Четвёртым воспоминанием стало первое утро в Новой Зеландии. Проснувшись в незнакомой комнате, в незнакомой постели, Крис неожиданно понял, что пришёл в себя. И не просто пришёл в себя, а только что потерял полгода жизни. Их нужно было наверстать. Сейчас же. В ту же секунду, когда он открыл глаза.
– Салли, милая, поверь, никто не узнает, – уговаривал Крис молоденькую жрицу, поступившую на работу в храм пару недель назад. – Я просто хочу сказать им пару слов, не более. Ну пожалуйста.
– Каких слов?
– Выскажу им своё уважение и благоговение, и… Что там вообще положено высказывать богам?
– Так я тебе и поверила, – смеялась Салли. – Только благословение, и точка. Крис, меня уволят!
Она была невысокой и очень симпатичной. Маленький вздёрнутый носик, пухлые губки, шапка кудрявых, светлых волос. Жрецам полагалась строгая и скромная одежда, новичкам позволялась повседневная. Девушкам – обязательно юбка ниже колен, закрытые плечи и неглубокий вырез. Только Салли умудрилась выбрать юбку и блузку, так облегающие фигуру, что казалось, что это боди-арт или татуировка, но точно не одежда. Оставалось только удивляться, как строгая главная жрица, Каролина, не выставила новенькую с первых же минут рабочего дня… хотя, не исключена вероятность, что они ещё не виделись.
– Ну пожалуйста, крошка, – не унимался Крис.
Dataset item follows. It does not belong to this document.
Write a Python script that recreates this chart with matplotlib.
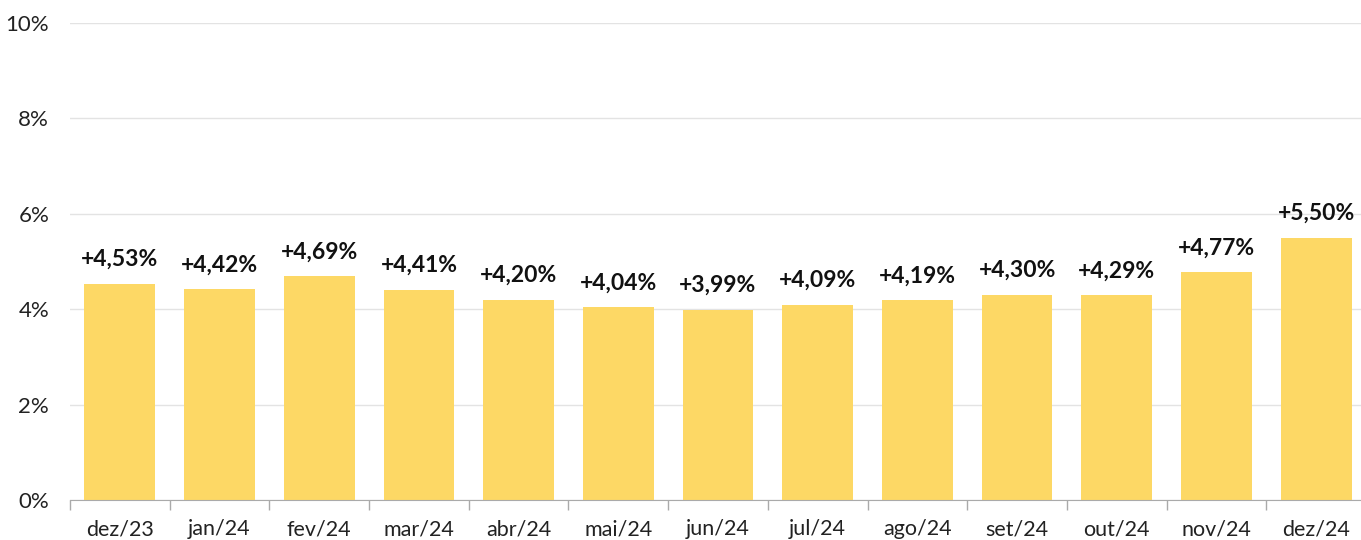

Он ненавязчиво обнял девушку за талию, она смутилась. – Буду должен тебе свидание.
– Тебе точно четырнадцать? – Салли попыталась отстраниться, но Крис не позволил, только крепче прижал её к себе. – Такое ощущение, что ты уже академию закончил…
Крис с детства не выглядел на свой возраст. Вернее, с того детства, когда его семья переехала на остров Боракай. Высокий, широкоплечий, он походил на восемнадцатилетнего, все это замечали. По вечерам, когда он был свободен от помощи родителям в отеле, Крис шёл на пляж или на улицу, знакомиться с туристками. И всегда замалчивал свой возраст, чтобы не возникало лишних вопросов, но тут так не выходило. С первых же минут за ним закрепилось клеймо «первокурсник», и для каждого, кто знал о порядке обучения в академии – а значит, для всех в этом городе – это было равноценно надписи на лбу: «смотрите, мне четырнадцать, и плевать, что разум и тело у меня старше лет на пять».